NEW YORK — Researchers have uncovered five genetic variants that influence the course of Parkinson's disease and developed a polygenic score to predict which patients will likely develop dementia related to the disease.

Nearly 1 million people in the US are estimated to have Parkinson's disease, which is marked by tremors, muscle stiffness, and balance issues. The course of the disease can be variable, and some patients also develop dementia, which greatly affects quality of life.

While genetic loci like GBA and APOE have been tied to cognitive decline in Parkinson's disease, researchers led by Harvard Medical School's Clemens Scherzer sought to find additional genetic variants that may influence disease progression. As they reported Thursday in Nature Genetics, they used a cohort of nearly 4,000 Parkinson's disease patients to conduct a genome-wide survival study, in which they uncovered a link between a locus in RIMS2 and disease progression as well as other loci with suggestive ties to disease course.

A polygenic hazard score encompassing these loci, meanwhile, could identify individuals with more aggressive Parkinson's disease, which could enable better clinical trials of treatments. "I hope that polygenic hazard scores will be useful for precision medicine trials," Scherzer said in an email. "Polygenic scores could help enrich clinical trials with a homogeneous target population. Ascertaining therapeutic efficacy using traditional trial designs for Parkinson's has not been successful, in part because these trials enrolled heterogeneous, noisy 'all comers.'"

The researchers analyzed the effects of 11.2 million variants on cognitive decline — as measured by a standard test of cognitive function — using 4,872 individuals with Parkinson's disease from 15 study cohorts. Following quality control steps, the researchers split the group into a discovery population of 2,650 individuals and a validation population of 1,171 individuals.

Through their genome-wide survival study, they identified and validated a signal in the RIMS2 locus that was associated with cognitive decline. RIMS2 encodes the regulating synaptic membrane exocytosis 2 protein, and knocking out its ortholog in mice leads to memory problems in the animals.

In their combined analysis, individuals with the lead variant in RIMS2 were more than four times as likely to develop dementia than those without the variant. The researchers likewise noted that cognitive function scores of carriers of the RIMS2 variant declined more quickly compared to noncarriers.

The analysis also uncovered loci in TMEM108 and WWOX that had suggestive ties to Parkinson's disease progression and confirmed established links between GBA and APOE and disease progression.

These disease progression-linked loci differ from those that have been associated with susceptibility to Parkinson's disease, suggesting the genetic drivers of disease development differ from those that influence progression, the researchers noted. "The baseline assumption equating susceptibility genetics and progression genetics may be overly simplistic," Scherzer said. "I believe over the next [few] years we will develop a much more granular and dynamic view of genetic architecture across the dimensions of time, cells, and traditional phenotypes."
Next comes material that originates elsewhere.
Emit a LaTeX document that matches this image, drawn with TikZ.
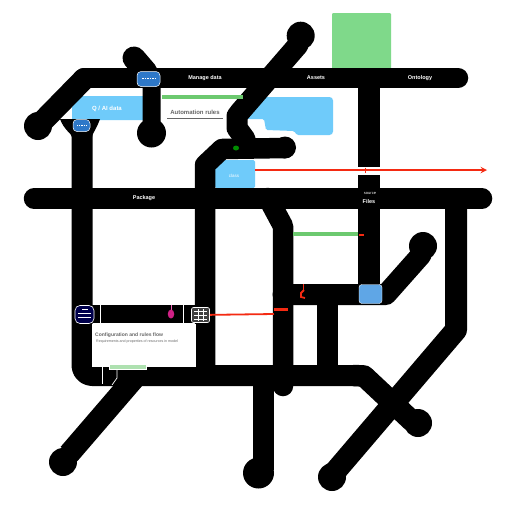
\documentclass[tikz,border=0pt]{standalone}
\usepackage{fontspec}
\setmainfont{Liberation Sans}
\usetikzlibrary{shapes.geometric}
\definecolor{skyb}{HTML}{6FCBFA}
\definecolor{leaf}{HTML}{7FD98A}
\definecolor{stripe}{HTML}{6CC96F}
\definecolor{redl}{HTML}{F42A12}
\definecolor{iconb}{HTML}{2E78C8}
\definecolor{tile}{HTML}{5FA6E6}
\tikzset{
  pipe/.style={line width=20.5pt,black,line cap=round,line join=round},
  flatpipe/.style={pipe,line cap=butt},
  skybox/.style={fill=skyb,draw=none,rounded corners=1.5pt},
  stripeline/.style={stripe,line width=4pt},
  redline/.style={redl,line width=1.8pt},
  seam/.style={white,line width=.7pt},
  wlabel/.style={text=white,font=\fontsize{5.5}{5.5}\selectfont\bfseries,inner sep=0pt},
  glabel/.style={text=black!60,font=\fontsize{5}{5}\selectfont\bfseries,inner sep=0pt},
  badge/.style={fill=iconb,draw=white,line width=.5pt,rounded corners=4pt,inner sep=0pt},
  darkbadge/.style={fill=black!70!blue,draw=white,line width=.6pt,rounded corners=5pt,inner sep=0pt}
}
\begin{document}
\begin{tikzpicture}[x=1pt,y=-1pt]
\useasboundingbox[fill=white] (0,0) rectangle (512,512);
% green block and blue boxes under the pipes
\node[fill=leaf,inner sep=0pt,rounded corners=1pt,minimum width=59pt,minimum height=56pt] (gblock) at (361.5,41) {};
\fill[skybox] (72,105) -- (80,96) -- (146,96) -- (146,120) -- (72,120) -- cycle;
\fill[skybox] (265,97) -- (331,97) -- (333,99) -- (333,133) -- (331,135) -- (297,135) -- (294,131) -- (266,130) -- (264,119) -- (244,119) -- cycle;
\fill[skybox] (222,160) -- (255,160) -- (255,188) -- (215,188) -- (215,168) -- cycle;
% pipes
\draw[pipe,line width=22pt] (38,126) -- (84,79);
\draw[pipe] (84,78) -- (458,78);
\draw[pipe] (34,198.5) -- (482,198.5);
\draw[flatpipe,line width=22pt] (456,198.5) -- (456,330) -- (334,473);
\draw[flatpipe,rounded corners=10pt,line width=21pt] (82,130) -- (82,375.5) -- (364,375.5);
\draw[pipe,line width=21.5pt] (354,375.5) -- (364,376) -- (412,421);
\draw[pipe,line width=23pt] (134,58) -- (146,72);
\draw[pipe,line width=18pt] (147,72) -- (151.5,85) -- (151.5,133);
\draw[pipe,line width=21pt] (298,45) -- (240,112) -- (237,116) -- (237,128) -- (245,139);
\draw[pipe] (285,148) -- (222,149) -- (205,165) -- (205,370);
\draw[pipe] (268,198) -- (283,226) -- (283,386);
\draw[flatpipe,line width=22pt] (369,78) -- (369,294);
\draw[pipe,line width=21pt] (283,294.5) -- (386,294.5) -- (421,255);
\draw[flatpipe,line width=21pt] (327.5,294) -- (327.5,370);
\draw[flatpipe,line width=22pt] (137,375) -- (69,454);
\draw[flatpipe,line width=21pt] (263.5,375) -- (263.5,470);
\draw[flatpipe,line width=18pt] (90,314) -- (200,314);
% swollen ends
\fill[black] (38,126) circle (14);
\fill[black] (151.5,133) circle (14.5);
\fill[black] (300.7,35.7) circle (14);
\fill[black] (423,246) circle (14);
\fill[black] (285,147.5) circle (11);
\fill[black] (63,462) circle (14);
\fill[black] (258.5,473) circle (15.5);
\fill[black] (332,477) circle (14);
\fill[black] (418,423) circle (14);
\fill[black] (60,119) .. controls (64,130) and (72,134) .. (72,137) -- (92,137) .. controls (92,134) and (96,130) .. (100,119) -- cycle;
% white panel and seams
\fill[white] (92,324) rectangle (196,367);
\fill[white] (358,167) rectangle (380,175);
\draw[seam] (100.5,305) -- (100.5,323);
\draw[seam] (183,305) -- (183,323);
\draw[seam] (102,367) -- (102,384);
\draw[seam] (117,367) -- (117,378) -- (112,385);
% stripes
\draw[stripeline] (162,97) -- (243,97);
\draw[stripeline] (293,234) -- (358,234);
\node[fill=white,inner sep=0pt,minimum width=38pt,minimum height=6pt] (tagbase) at (128,367) {};
\node[fill=stripe!55,inner sep=0pt,minimum width=36pt,minimum height=3.5pt] (tag) at (128,367) {};
% red lines
\coordinate (redA) at (255,170);
\coordinate (redB) at (487,170);
\draw[redline,-stealth] (redA) -- (redB);
\draw[redl,line width=.8pt] (365,167.5) -- (365,173);
\node[darkbadge,minimum width=19pt,minimum height=18pt] (iconC) at (84.5,314.5) {};
\draw[white,line width=.8pt] (78,313) -- (91,313) (78,317) -- (91,317) (82,309) -- (88,309);
\node[darkbadge,fill=black!75,minimum width=18pt,minimum height=15pt,rounded corners=2pt] (iconD) at (200.5,315) {};
\draw[white,line width=.5pt] (194,311) -- (207,311) (194,315) -- (207,315) (194,319) -- (207,319) (198,309) -- (198,321) (203,309) -- (203,321);
\draw[redline] (iconD) -- (274,314);
\draw[redl,line width=3pt] (274,309.5) -- (288,309.5);
\draw[redl,line width=1pt] (303,284) -- (303,291);
\draw[redl,line width=1.8pt] (304,290) -- (301,293) -- (301,297) -- (305,298);
\draw[redl,line width=1.6pt] (359,235) -- (364,235);
% icons
\node[badge,minimum width=23pt,minimum height=15pt] (iconA) at (148.5,79) {};
\draw[white,line width=1pt,dash pattern=on 1.5pt off 1pt] (142,78) -- (155,78);
\node[badge,minimum width=17pt,minimum height=12pt] (iconB) at (81.5,125.5) {};
\draw[white,line width=.7pt,dash pattern=on 1.2pt off 1pt] (77,125) -- (86,125);
\node[fill=tile,draw=white,line width=.4pt,rounded corners=3pt,minimum width=23pt,minimum height=19pt,inner sep=0pt] (tileA) at (370.5,294) {};
\node[fill=green!55!black,ellipse,inner sep=0pt,minimum width=6pt,minimum height=5pt] (dotG) at (236,148) {};
\draw[magenta!60!white,line width=.7pt] (171,305) -- (171,310);
\node[fill=magenta!85!black,ellipse,inner sep=0pt,minimum width=6.5pt,minimum height=9pt] (dotM) at (171,314) {};
% labels
\node[wlabel] (t1) at (205,78) {Manage data};
\node[wlabel] (t2) at (316,78) {Assets};
\node[wlabel] (t3) at (420,78) {Ontology};
\node[wlabel] (t4) at (144,198) {Package};
\node[wlabel,font=\fontsize{4}{4}\selectfont] (t5) at (370,193) {source};
\node[wlabel] (t6) at (369,202) {Files};
\node[wlabel,font=\fontsize{4.5}{4.5}\selectfont] (t7) at (234,176) {class};
\node[wlabel,font=\fontsize{6}{6}\selectfont\bfseries] (t8) at (107,109) {Q / AI data};
\node[glabel,font=\fontsize{6}{6}\selectfont\bfseries] (t9) at (195,112) {Automation rules};
\draw[black!60,line width=.8pt] (167,118.5) -- (223,118.5);
\node[glabel,anchor=west] (t10) at (95,335) {Configuration and rules flow};
\node[glabel,anchor=west,font=\fontsize{3.6}{3.6}\selectfont] (t11) at (96,342) {Requirements and properties of resources in model};
\end{tikzpicture}
\end{document}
Based on their findings, the researchers developed a polygenic risk score to predict which individuals with Parkinson's disease will develop dementia. They found that nearly 90 percent of patients with low scores survived for 10 years after disease onset without developing dementia.

The study's results highlight possible new therapeutic targets to transform fast-progressing disease into a slower-moving version and boost patients' quality of life, the researchers noted. At the same time, the polygenic scores could be used to identify people for clinical trials who may benefit the most from therapeutic intervention.

Scherzer added that his lab's ultimate goal is to be able to determine what drives disease in each patient and use personalized therapies to then prevent its progression.